The emerging famine in the countries of the Horn of Africa, highlights the fact, long predicted by activists, that it is people living in the global South who are its first victims, those who have, historically, the least responsibility for the emission of greenhouse gasses by industrialisation and the burning of fossil fuels.

World politics, the conflict between the great powers, as well as corrupt self-serving local elites they supported or installed, make matters even worse. Somalia itself has been suffering decades of civil war and interventions by UN forces, plus Ethiopia and Kenya, as well as the brutality of political Islamist forces like Al Shebab.

To Africa’s suffering from three centuries of plunder of its human and natural resources by Europeans, from the first slave traders to colonialists, is now being added increasing rivalry in the region between China and the West.

Today, it is clear that Somalia immediately needs a massive supply of food and accommodation, which the rich imperialist powers can well afford to give. But this will only be a sticking plaster on a gaping wound if it is not followed up by a programme of social spending on schools and universities, hospitals, infrastructure of all sorts and, vitally, measures to halt and reverse the degradation of the environment.

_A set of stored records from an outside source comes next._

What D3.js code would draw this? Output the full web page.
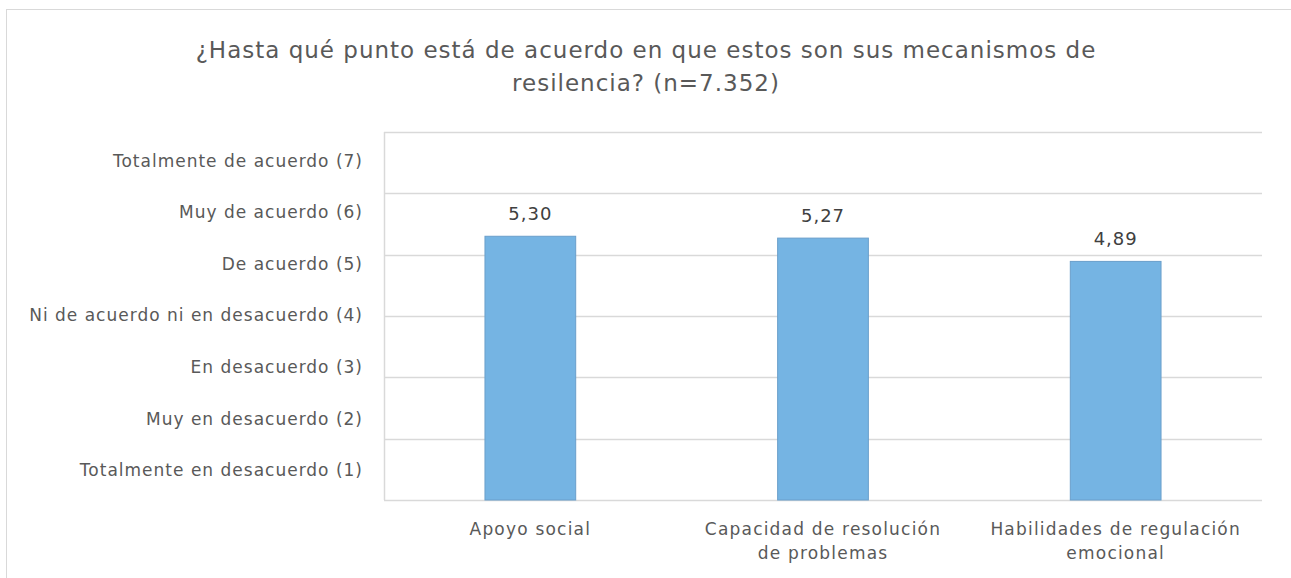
<!DOCTYPE html>
<html>
<head>
<meta charset="utf-8">
<script src="https://cdn.jsdelivr.net/npm/d3@7"></script>
<style>
  body { margin: 0; background: #fff; }
  text { font-family: "DejaVu Sans", sans-serif; fill: #595959; }
</style>
</head>
<body>
<div id="chart"></div>
<script>
'use strict';

// data
const categories = ['Apoyo social', 'Capacidad de resolución de problemas', 'Habilidades de regulación emocional'];
const categoryLines = [['Apoyo social'], ['Capacidad de resolución', 'de problemas'], ['Habilidades de regulación', 'emocional']];
const values = [5.30, 5.27, 4.89];
const scaleLabels = ['Totalmente de acuerdo (7)', 'Muy de acuerdo (6)', 'De acuerdo (5)',
  'Ni de acuerdo ni en desacuerdo (4)', 'En desacuerdo (3)', 'Muy en desacuerdo (2)', 'Totalmente en desacuerdo (1)'];
const titleLines = ['¿Hasta qué punto está de acuerdo en que estos son sus mecanismos de', 'resilencia? (n=7.352)'];

let width = 1291, height = 578;
let margin = {top: 132, left: 384, right: 29, bottom: 78};

let svg = d3.select('#chart').append('svg')
  .attr('width', width)
  .attr('height', height);

// outer frame
svg.append('rect')
  .attr('x', 6.5).attr('y', 9.5)
  .attr('width', 1300).attr('height', 600)
  .attr('fill', 'none')
  .attr('stroke', '#d9d9d9');

let x = d3.scaleBand()
  .domain(categories)
  .range([margin.left, width - margin.right])
  .paddingInner(0.69)
  .paddingOuter(0.345);

let y = d3.scaleLinear()
  .domain([1, 7])
  .range([height - margin.bottom, margin.top]);

// labels sit in their own evenly spaced slots
let yLab = d3.scaleBand()
  .domain(scaleLabels)
  .range([135, 496]);

// gridlines
svg.append('g')
  .selectAll('line')
  .data(y.ticks(6))
  .enter().append('line')
    .attr('x1', margin.left)
    .attr('x2', width - margin.right)
    .attr('y1', d => Math.round(y(d)) + 0.5)
    .attr('y2', d => Math.round(y(d)) + 0.5)
    .attr('stroke', '#d9d9d9')
    .attr('stroke-width', 1.5);

// left axis line
svg.append('line')
  .attr('x1', margin.left + 0.5).attr('x2', margin.left + 0.5)
  .attr('y1', y(7)).attr('y2', y(1))
  .attr('stroke', '#d9d9d9')
  .attr('stroke-width', 1.5);

// bars
svg.append('g')
  .selectAll('rect')
  .data(values)
  .enter().append('rect')
    .attr('x', (d, i) => x(categories[i]))
    .attr('width', x.bandwidth())
    .attr('y', d => y(d))
    .attr('height', d => y(1) - y(d))
    .attr('fill', '#75b4e3')
    .attr('stroke', '#6a9fcb')
    .attr('stroke-width', 1);

// value labels
svg.append('g')
  .selectAll('text')
  .data(values)
  .enter().append('text')
    .attr('x', (d, i) => x(categories[i]) + x.bandwidth() / 2)
    .attr('y', d => y(d) - 16)
    .attr('text-anchor', 'middle')
    .style('font-size', '18px')
    .style('letter-spacing', '1px')
    .style('fill', '#404040')
    .text(d => d.toFixed(2).replace('.', ','));

// y labels
svg.append('g')
  .selectAll('text')
  .data(scaleLabels)
  .enter().append('text')
    .attr('x', 363)
    .attr('y', d => yLab(d) + yLab.bandwidth() / 2)
    .attr('dy', '0.35em')
    .attr('text-anchor', 'end')
    .style('font-size', '17px')
    .style('letter-spacing', '1px')
    .text(d => d);

// x labels
let xl = svg.append('g')
  .selectAll('text')
  .data(categories)
  .enter().append('text')
    .attr('x', d => x(d) + x.bandwidth() / 2)
    .attr('y', 535)
    .attr('text-anchor', 'middle')
    .style('font-size', '17px')
    .style('letter-spacing', '1.2px');

xl.selectAll('tspan')
  .data((d, i) => categoryLines[i])
  .enter().append('tspan')
    .attr('x', function () { return d3.select(this.parentNode).attr('x'); })
    .attr('dy', (d, i) => i === 0 ? 0 : 24)
    .text(d => d);

// title
svg.append('g')
  .selectAll('text')
  .data(titleLines)
  .enter().append('text')
    .attr('x', 646)
    .attr('y', (d, i) => 58 + i * 33)
    .attr('text-anchor', 'middle')
    .style('font-size', '23px')
    .style('letter-spacing', '1px')
    .text(d => d);
</script>
</body>
</html>
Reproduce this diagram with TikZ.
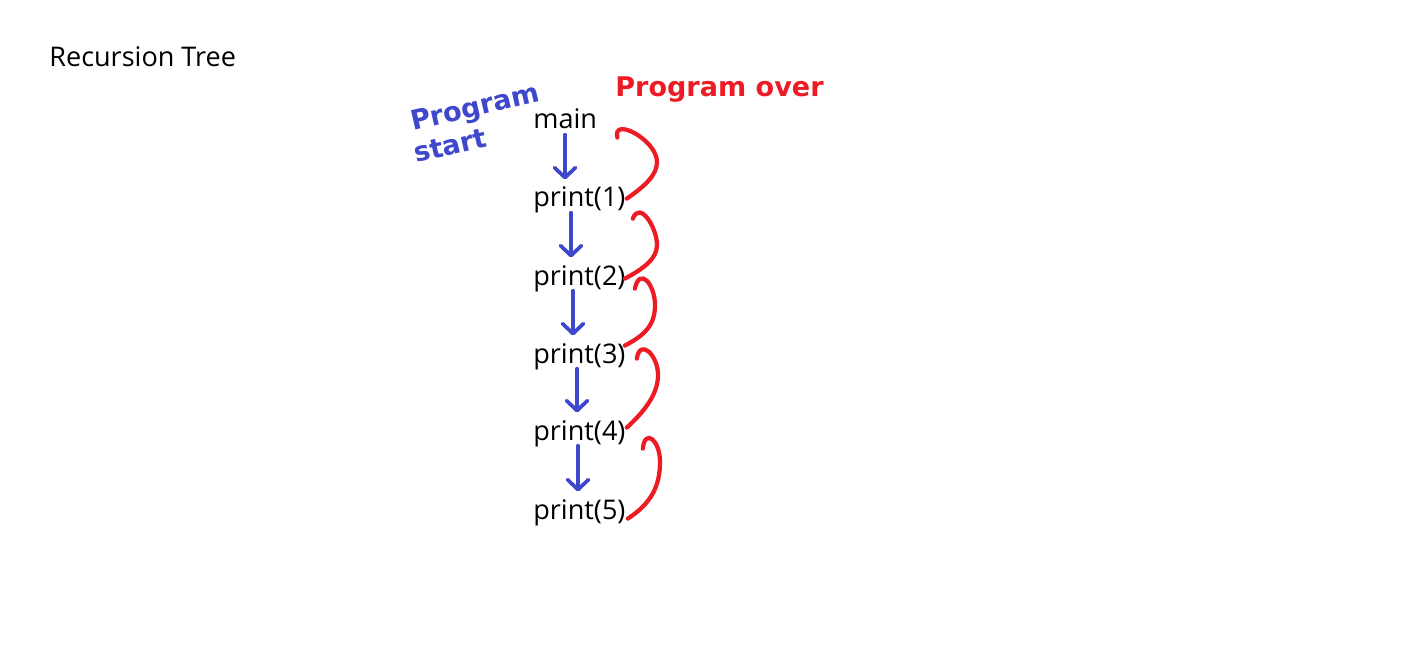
\documentclass[tikz,border=0pt]{standalone}
\usepackage{fontspec}
\setmainfont{Open Sans}
\newfontfamily\handfont{DejaVu Sans}
\usetikzlibrary{arrows.meta,calc}
\definecolor{penblue}{RGB}{63,72,204}
\definecolor{penred}{RGB}{237,28,36}
\tikzset{
    call/.style={anchor=base west, inner sep=0pt, text height=0.75em, text depth=0.25em, font=\fontsize{15.4}{18}\selectfont},
    callarrow/.style={penblue, line width=0.075cm, line cap=round, -{Straight Barb[round, length=0.2cm, width=0.42cm]}, shorten <=0.02cm, shorten >=0.28cm},
    returnline/.style={penred, line width=0.085cm, line cap=round},
    scribble/.style={anchor=base west, inner sep=0pt, font=\handfont\bfseries\fontsize{15.4}{19}\selectfont}
}
\begin{document}
\begin{tikzpicture}[x=0.02cm, y=-0.02cm]
    \useasboundingbox (0,0) rectangle (1416,672);

    % Title
    \node[call] (title) at (49,67) {Recursion Tree};

    % Call stack
    \node[call] (main) at (533,129) {main};
    \foreach \i/\y in {1/207, 2/285, 3/363, 4/440, 5/519}
        \node[call] (p\i) at (533,\y) {print(\i)};

    % Calls going down
    \foreach \a/\b/\dx in {main/p1/32, p1/p2/38, p2/p3/40, p3/p4/44, p4/p5/45}
        \draw[callarrow] ($(\a.south west)+(\dx,0)$) -- ($(\b.north west)+(\dx,0)$);

    % Returns going up
    \draw[returnline] ($(p1.east)+(1,-4)$) .. controls (645,186) and (657,175) .. (657,162)
        .. controls (657,140) and (612,116) .. ($(main.east)+(20,13)$);
    \draw[returnline] ($(p2.east)+(-1,-2)$) .. controls (645,268) and (657,258) .. (657,245)
        .. controls (657,228) and (640,200) .. ($(p1.east)+(7,16)$);
    \draw[returnline] ($(p3.east)+(-1,-13)$) .. controls (645,335) and (655,325) .. (655,305)
        .. controls (655,285) and (640,266) .. ($(p2.east)+(9,8)$);
    \draw[returnline] ($(p4.east)+(1,-8)$) .. controls (648,408) and (658,392) .. (658,375)
        .. controls (658,355) and (640,338) .. ($(p3.east)+(11,0)$);
    \draw[returnline] ($(p5.east)+(2,4)$) .. controls (652,503) and (660,485) .. (660,462)
        .. controls (660,440) and (645,428) .. ($(p4.east)+(17,13)$);

    % Handwritten notes
    \node[scribble, penblue, rotate=13] (start1) at (413,131) {Program};
    \node[scribble, penblue, rotate=13] (start2) at (416,163) {start};
    \node[scribble, penred] (over) at (615,97) {Program over};
\end{tikzpicture}
\end{document}
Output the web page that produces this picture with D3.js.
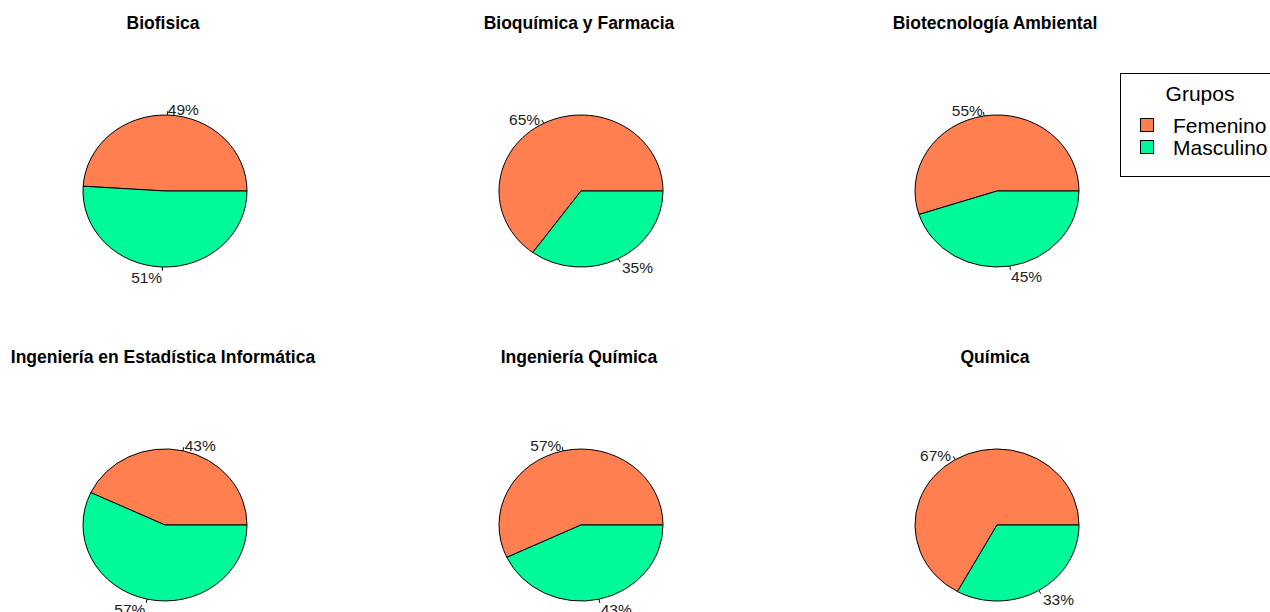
<!DOCTYPE html>
<html><head><meta charset="utf-8">
<script src="https://cdn.jsdelivr.net/npm/d3@7"></script>
<style>body{margin:0;background:#fff}svg{display:block}</style>
</head><body>
<script>
const carreras = ["Biofisica","Bioquímica y Farmacia","Biotecnología Ambiental","Ingeniería en Estadística Informática","Ingeniería Química","Química"];
const grupos = ["Femenino","Masculino"];
const femenino = [49,65,55,43,57,67];
const masculino = [51,35,45,57,43,33];
const colores = ["#FF7F50","#00FA9A"];

const W=1270,H=612;
const svg=d3.select("body").append("svg").attr("width",W).attr("height",H);
const font="Liberation Sans, Arial, sans-serif";
const colX=d3.scaleLinear().domain([0,2]).range([165,997]);
const rowY=d3.scaleLinear().domain([0,1]).range([191,525]);
const rx=82, ry=76;
const color=d3.scaleOrdinal().domain(grupos).range(colores);
const pie=d3.pie().sort(null).value(d=>d.v).startAngle(Math.PI/2).endAngle(Math.PI/2-2*Math.PI);
const arc=d3.arc().innerRadius(0).outerRadius(1);

carreras.forEach((c,i)=>{
  const cx=colX(i%3), cy=rowY(Math.floor(i/3));
  const g=svg.append("g");
  g.append("text").attr("x",cx-2).attr("y",cy-162).attr("text-anchor","middle")
    .attr("font-family",font).attr("font-weight","bold").attr("font-size",17.5).attr("fill","#000").text(c);
  const data=[{k:grupos[0],v:femenino[i]},{k:grupos[1],v:masculino[i]}];
  const arcs=pie(data);
  const pg=g.append("g").attr("transform",`translate(${cx},${cy}) scale(${rx},${ry})`);
  pg.selectAll("path").data(arcs).join("path").attr("d",arc)
    .attr("fill",d=>color(d.data.k)).attr("stroke","#000").attr("stroke-width",1)
    .attr("vector-effect","non-scaling-stroke");
  arcs.forEach(a=>{
    const m=(a.startAngle+a.endAngle)/2;
    const sx=Math.sin(m), sy=-Math.cos(m);
    g.append("line").attr("x1",cx+sx*rx).attr("y1",cy+sy*ry).attr("x2",cx+sx*rx*1.05).attr("y2",cy+sy*ry*1.05)
      .attr("stroke","#000").attr("stroke-width",1);
    g.append("text").attr("x",cx+sx*rx*1.1).attr("y",cy+sy*ry*1.1+2.5)
      .attr("text-anchor",sx>=0?"start":"end").attr("dominant-baseline","central")
      .attr("font-family",font).attr("font-size",15.5).attr("fill","#222")
      .text(a.data.v+"%");
  });
});

// legend
const lg=svg.append("g");
lg.append("rect").attr("x",1120.5).attr("y",73.5).attr("width",170).attr("height",103).attr("fill","#fff").attr("stroke","#000");
lg.append("text").attr("x",1200).attr("y",101).attr("text-anchor","middle").attr("font-family",font).attr("font-size",21).text("Grupos");
grupos.forEach((gname,j)=>{
  const y=118+j*22;
  lg.append("rect").attr("x",1140.5).attr("y",y+0.5).attr("width",13).attr("height",13).attr("fill",color(gname)).attr("stroke","#000");
  lg.append("text").attr("x",1173).attr("y",y+15).attr("font-family",font).attr("font-size",21).text(gname);
});
</script>
</body></html>
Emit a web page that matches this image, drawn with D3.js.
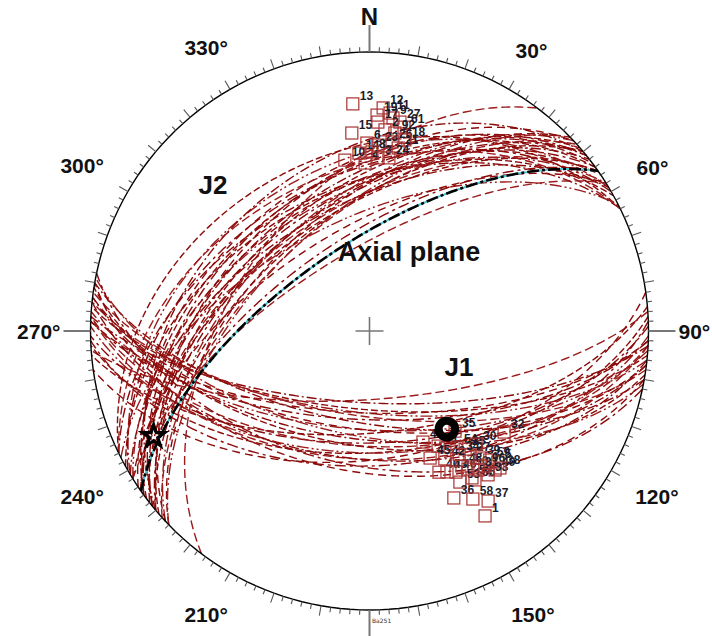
<!DOCTYPE html>
<html><head><meta charset="utf-8">
<script src="https://cdn.jsdelivr.net/npm/d3@7"></script>
<style>body{margin:0;background:#fff}svg{display:block}</style>
</head><body>
<svg id="net" width="712" height="636"></svg>
<script>
// Poles to joint set J1 (trend, plunge in degrees) and their sample numbers
const j1Trend  = [355.8, 3.5, 5.4, 6.3, 2.0, 2.3, 8.3, 9.6, 354.9, 4.4, 7.3, 359.2, 2.6, 6.8, 8.9, 10.5, 351.8, 358.5, 2.8, 6.4, 356.6, 0.8];
const j1Plunge = [19.5, 21.0, 22.6, 24.2, 23.6, 26.0, 25.3, 26.8, 29.5, 28.5, 29.2, 33.1, 33.7, 32.3, 34.0, 31.0, 38.1, 39.6, 37.9, 37.6, 36.3, 36.0];
const j1Label  = ["13","12","11","9","19","17","27","61","15","2","92","6","23","26","21","18","10","4","3","24","14","8"];

// J1 joint planes (dip direction, dip)
const j1DipDir = [176, 183, 185, 186, 182, 182, 188, 190, 175, 184, 187, 179, 183, 187, 189, 191, 172, 178, 183, 186, 177, 181, 190, 192];
const j1Dip    = [70, 69, 67, 66, 66, 64, 65, 63, 60, 61, 61, 57, 56, 58, 56, 59, 52, 50, 52, 52, 54, 54, 48, 50];

// Poles to joint set J2
const j2Trend  = [154.3, 149.2, 143.0, 141.0, 126.9, 153.8, 151.2, 148.5, 145.6, 144.5, 145.1, 149.1, 144.7, 153.2, 148.4, 145.1, 148.0, 141.0, 139.0, 137.0, 135.6, 139.5, 137.9, 142.0, 140.5, 136.4, 136.7, 149.5, 154.5, 139.5, 144.0];
const j2Plunge = [53.6, 50.3, 46.8, 44.7, 39.5, 43.0, 41.9, 40.4, 41.0, 39.1, 36.0, 37.0, 34.9, 33.4, 30.0, 26.6, 22.9, 42.3, 39.5, 36.9, 34.6, 36.5, 33.3, 36.9, 33.6, 32.7, 43.6, 45.8, 48.2, 51.0, 44.5];
const j2Label  = ["44","41","54","25","32","40","43","46","48","50","52","53","55","36","58","37","1","27","39","59","5","96","49","31","33","38","30","42","45","35","34"];

// J2 joint planes (dip direction, dip)
const j2DipDir = [334, 329, 323, 321, 307, 334, 331, 328, 326, 324, 325, 329, 325, 333, 328, 325, 328, 321, 319, 317, 316, 320, 318, 322, 320, 316, 317, 330, 334, 320, 324];
const j2Dip    = [36, 40, 43, 45, 50, 47, 48, 50, 49, 51, 54, 53, 55, 57, 60, 63, 67, 48, 50, 53, 55, 53, 57, 53, 56, 57, 46, 44, 42, 39, 45];

// Axial plane (dip direction / dip), fold-axis intersection and mean pole
const axialDipDir = 325, axialDip = 65;
const foldAxis = [244.0, 15.0];
const meanPole = [141.7, 53.1];

// Compass ring annotation
const compassAngles = [0, 30, 60, 90, 120, 150, 210, 240, 270, 300, 330];
const compassText   = ["N", "30°", "60°", "90°", "120°", "150°", "210°", "240°", "270°", "300°", "330°"];

const W = 712, H = 636, cx = 369.5, cy = 331, R = 279;
const FONT = "Liberation Sans, Arial, sans-serif";
const svg = d3.select("#net");

// Lower-hemisphere equal-area (Schmidt) net
const proj = d3.geoAzimuthalEqualArea()
  .rotate([0, -90])
  .scale(R / Math.SQRT2)
  .translate([cx, cy])
  .clipAngle(90)
  .precision(0.2);
const path = d3.geoPath(proj);
const ll = (trend, plunge) => [180 - trend, plunge];
const pt = (trend, plunge) => proj(ll(trend, plunge));

// great circle of a plane given by dip direction and dip
function plane(dipDir, dip) {
  const ring = d3.geoCircle().center(ll(dipDir + 180, 90 - dip)).radius(90).precision(1)().coordinates[0];
  return {type: "LineString", coordinates: ring};
}

const dashes = ["9,4", "10,3,2,3", "7,3", "12,3,2,3,2,3", "8,5", "11,4,3,4"];
const arcG = svg.append("g").attr("fill", "none");

function drawSet(dipDirs, dips, offset) {
  arcG.append("g").selectAll("path").data(d3.range(dipDirs.length)).join("path")
    .attr("d", i => path(plane(dipDirs[i], dips[i])))
    .attr("stroke", i => (i + offset) % 3 === 0 ? "#9b1c1c" : "#8b0a0a")
    .attr("stroke-width", 1.4)
    .attr("stroke-dasharray", i => dashes[(i + offset) % dashes.length]);
}
drawSet(j1DipDir, j1Dip, 0);
drawSet(j2DipDir, j2Dip, 2);

// axial plane: cyan trace under black dash-dot
const axial = plane(axialDipDir, axialDip);
svg.append("path").attr("d", path(axial)).attr("fill", "none")
  .attr("stroke", "#4cc6d6").attr("stroke-width", 2);
svg.append("path").attr("d", path(axial)).attr("fill", "none")
  .attr("stroke", "#000").attr("stroke-width", 2.6).attr("stroke-dasharray", "12,3,3,3");

// primitive circle and azimuth ticks
svg.append("path").attr("d", path({type: "Sphere"})).attr("fill", "none")
  .attr("stroke", "#000").attr("stroke-width", 1.4);
const tickG = svg.append("g");
d3.range(0, 360, 2).forEach(a => {
  const t = a * Math.PI / 180;
  const major = a % 90 === 0;
  const len = major ? 27 : (a % 10 === 0 ? 10 : 5);
  tickG.append("line")
    .attr("x1", cx + R * Math.sin(t)).attr("y1", cy - R * Math.cos(t))
    .attr("x2", cx + (R + len) * Math.sin(t)).attr("y2", cy - (R + len) * Math.cos(t))
    .attr("stroke", major ? "#777" : "#555").attr("stroke-width", major ? 2 : 1.1);
});

// centre cross
svg.append("path").attr("d", `M${cx - 14},${cy}H${cx + 14}M${cx},${cy - 14}V${cy + 14}`)
  .attr("stroke", "#777").attr("stroke-width", 1.6);

// compass labels, pushed out so the text box clears the ring
svg.append("g").selectAll("text").data(compassAngles).join("text")
  .attr("text-anchor", "middle").attr("dominant-baseline", "central")
  .attr("font-family", FONT).attr("font-weight", "bold")
  .attr("font-size", a => a === 0 ? 24 : 21).attr("fill", "#111")
  .text((a, i) => compassText[i])
  .each(function (a) {
    const t = a * Math.PI / 180;
    const w = this.getComputedTextLength();
    const r = a === 0 ? 315 : 309 + 0.5 * w * Math.abs(Math.sin(t)) + 8 * Math.abs(Math.cos(t));
    d3.select(this).attr("x", cx + r * Math.sin(t)).attr("y", cy - r * Math.cos(t));
  });

// poles
function drawPoles(trends, plunges, labels) {
  const g = svg.append("g");
  d3.range(trends.length).forEach(i => {
    const [x, y] = pt(trends[i], plunges[i]);
    g.append("rect").attr("x", x - 6).attr("y", y - 6).attr("width", 12).attr("height", 12)
      .attr("fill", "none").attr("stroke", "#a83232").attr("stroke-width", 1.2);
    g.append("text").attr("x", x + 7).attr("y", y - 4)
      .attr("font-family", FONT).attr("font-weight", "bold")
      .attr("font-size", 12).attr("fill", "#1b1b2b").text(labels[i]);
  });
}
drawPoles(j1Trend, j1Plunge, j1Label);
drawPoles(j2Trend, j2Plunge, j2Label);

// mean pole ring and fold axis star
const [mx, my] = pt(meanPole[0], meanPole[1]);
svg.append("circle").attr("cx", mx).attr("cy", my).attr("r", 8.3)
  .attr("fill", "none").attr("stroke", "#000").attr("stroke-width", 8);
const [sx, sy] = pt(foldAxis[0], foldAxis[1]);
svg.append("path").attr("transform", `translate(${sx},${sy})`)
  .attr("d", d3.symbol(d3.symbolStar, 150)())
  .attr("fill", "none").attr("stroke", "#000").attr("stroke-width", 3.2);

// set names
const big = sel => sel.attr("font-family", FONT)
  .attr("font-weight", "bold").attr("fill", "#111").attr("text-anchor", "middle")
  .attr("dominant-baseline", "central");
svg.append("text").call(big).attr("x", 213).attr("y", 185).attr("font-size", 26).text("J2");
svg.append("text").call(big).attr("x", 459).attr("y", 367).attr("font-size", 26).text("J1");
svg.append("text").call(big).attr("x", 409).attr("y", 252).attr("font-size", 27).text("Axial plane");

// plot tag
svg.append("text").attr("x", 372).attr("y", 623).attr("font-family", "DejaVu Sans, sans-serif")
  .attr("font-size", 6).attr("fill", "#333").text("Ba251");
</script>
</body></html>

This is the “reparation” that Africa deserves, but it will never come from those who robbed the continent in the past and continue to rob it today. The working classes of Europe and North America need to inscribe righting this historic wrong into their programmes and their struggle for power, so that they can implement this in collaboration with the working class and small farmers of the global south to their and our mutual benefit.